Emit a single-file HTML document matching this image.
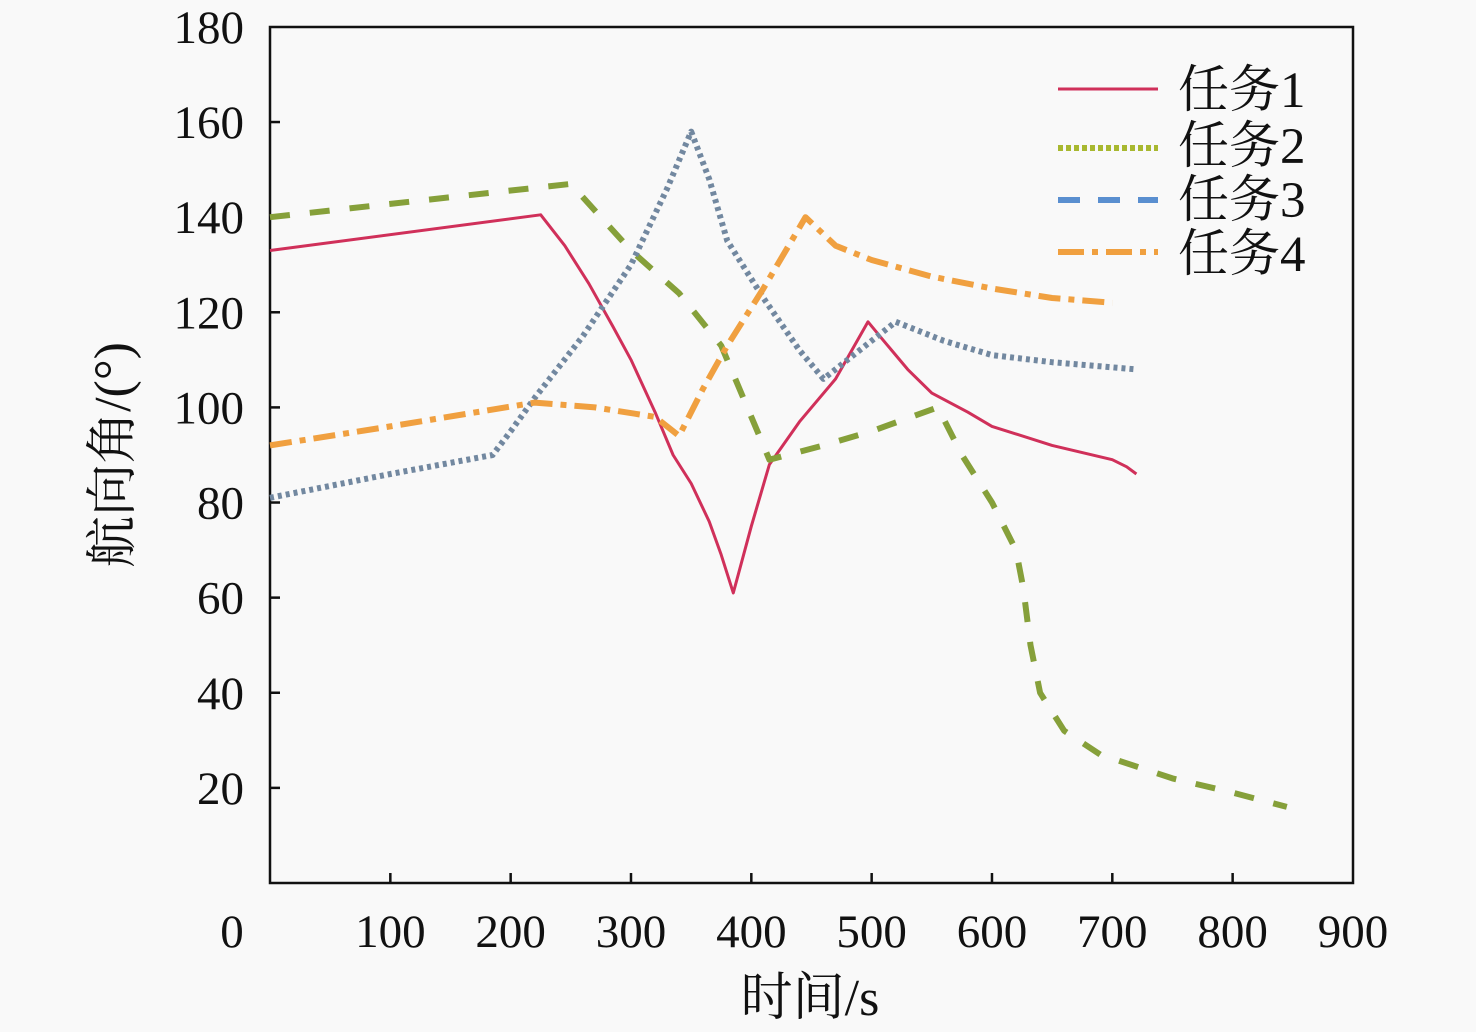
==
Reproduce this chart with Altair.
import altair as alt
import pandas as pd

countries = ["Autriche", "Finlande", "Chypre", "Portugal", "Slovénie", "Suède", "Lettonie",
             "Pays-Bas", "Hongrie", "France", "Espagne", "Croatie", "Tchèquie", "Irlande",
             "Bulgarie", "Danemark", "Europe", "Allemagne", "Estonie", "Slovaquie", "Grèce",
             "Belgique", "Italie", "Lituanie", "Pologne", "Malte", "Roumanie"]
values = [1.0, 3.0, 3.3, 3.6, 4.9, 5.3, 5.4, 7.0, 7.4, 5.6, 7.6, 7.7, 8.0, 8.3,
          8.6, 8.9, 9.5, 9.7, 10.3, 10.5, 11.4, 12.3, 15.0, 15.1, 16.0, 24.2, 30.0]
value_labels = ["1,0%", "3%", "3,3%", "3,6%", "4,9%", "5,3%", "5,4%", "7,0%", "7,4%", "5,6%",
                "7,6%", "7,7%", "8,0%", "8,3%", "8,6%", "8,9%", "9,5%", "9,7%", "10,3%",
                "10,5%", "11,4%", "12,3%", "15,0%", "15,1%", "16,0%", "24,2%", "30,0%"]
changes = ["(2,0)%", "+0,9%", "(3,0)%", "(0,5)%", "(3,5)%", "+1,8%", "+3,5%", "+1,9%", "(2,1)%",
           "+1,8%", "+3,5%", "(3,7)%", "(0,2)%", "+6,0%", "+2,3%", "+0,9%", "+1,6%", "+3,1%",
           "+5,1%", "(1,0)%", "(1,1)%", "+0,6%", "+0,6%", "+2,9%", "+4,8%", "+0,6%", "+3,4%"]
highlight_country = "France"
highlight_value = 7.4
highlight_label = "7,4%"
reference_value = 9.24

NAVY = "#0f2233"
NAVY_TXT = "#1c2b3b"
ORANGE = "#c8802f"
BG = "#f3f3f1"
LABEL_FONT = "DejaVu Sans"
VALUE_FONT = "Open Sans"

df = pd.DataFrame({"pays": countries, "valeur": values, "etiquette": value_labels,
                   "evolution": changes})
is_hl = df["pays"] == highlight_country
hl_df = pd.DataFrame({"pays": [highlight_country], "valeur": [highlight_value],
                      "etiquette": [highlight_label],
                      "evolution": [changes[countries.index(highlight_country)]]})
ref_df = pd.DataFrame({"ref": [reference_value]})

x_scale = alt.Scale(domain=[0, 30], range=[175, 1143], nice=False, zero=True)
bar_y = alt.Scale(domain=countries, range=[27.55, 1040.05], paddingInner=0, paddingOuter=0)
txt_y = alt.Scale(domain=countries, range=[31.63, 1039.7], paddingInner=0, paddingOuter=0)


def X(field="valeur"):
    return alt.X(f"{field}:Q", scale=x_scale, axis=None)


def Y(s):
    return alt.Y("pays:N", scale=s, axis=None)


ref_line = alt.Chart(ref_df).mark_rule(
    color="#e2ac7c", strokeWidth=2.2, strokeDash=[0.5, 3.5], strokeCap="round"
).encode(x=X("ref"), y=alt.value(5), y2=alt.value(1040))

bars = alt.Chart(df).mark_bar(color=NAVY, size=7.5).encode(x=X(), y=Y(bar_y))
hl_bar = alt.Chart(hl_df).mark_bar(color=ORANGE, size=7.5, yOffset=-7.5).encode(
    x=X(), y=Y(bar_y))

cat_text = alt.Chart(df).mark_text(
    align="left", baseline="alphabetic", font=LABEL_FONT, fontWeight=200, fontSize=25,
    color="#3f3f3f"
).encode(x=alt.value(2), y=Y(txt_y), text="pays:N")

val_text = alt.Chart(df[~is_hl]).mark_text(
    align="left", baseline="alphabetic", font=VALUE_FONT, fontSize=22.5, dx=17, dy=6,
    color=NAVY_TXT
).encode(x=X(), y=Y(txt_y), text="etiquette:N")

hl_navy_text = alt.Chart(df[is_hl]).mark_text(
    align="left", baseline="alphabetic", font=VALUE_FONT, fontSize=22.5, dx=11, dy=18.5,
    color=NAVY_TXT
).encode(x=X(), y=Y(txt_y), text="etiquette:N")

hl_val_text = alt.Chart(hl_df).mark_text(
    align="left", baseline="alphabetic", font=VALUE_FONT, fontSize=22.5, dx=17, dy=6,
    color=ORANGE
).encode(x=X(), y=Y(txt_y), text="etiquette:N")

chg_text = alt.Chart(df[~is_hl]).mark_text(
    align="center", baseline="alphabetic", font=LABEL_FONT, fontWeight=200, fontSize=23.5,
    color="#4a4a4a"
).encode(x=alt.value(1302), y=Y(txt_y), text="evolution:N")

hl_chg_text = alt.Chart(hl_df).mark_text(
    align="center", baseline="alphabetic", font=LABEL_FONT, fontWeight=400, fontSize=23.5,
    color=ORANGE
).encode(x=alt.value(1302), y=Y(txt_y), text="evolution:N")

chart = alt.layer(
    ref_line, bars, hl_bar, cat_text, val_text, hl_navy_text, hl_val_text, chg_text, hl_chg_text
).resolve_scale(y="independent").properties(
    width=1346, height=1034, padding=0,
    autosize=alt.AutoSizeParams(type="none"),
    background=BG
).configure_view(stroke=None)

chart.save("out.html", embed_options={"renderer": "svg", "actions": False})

● **Task to carry out**: Exactly repeat the lines from the line with "Reproduce this chart with Altair." to the line with "import pandas as pd", including both, and output nothing else.

● **Full answer**:
Reproduce this chart with Altair.
import altair as alt
import pandas as pd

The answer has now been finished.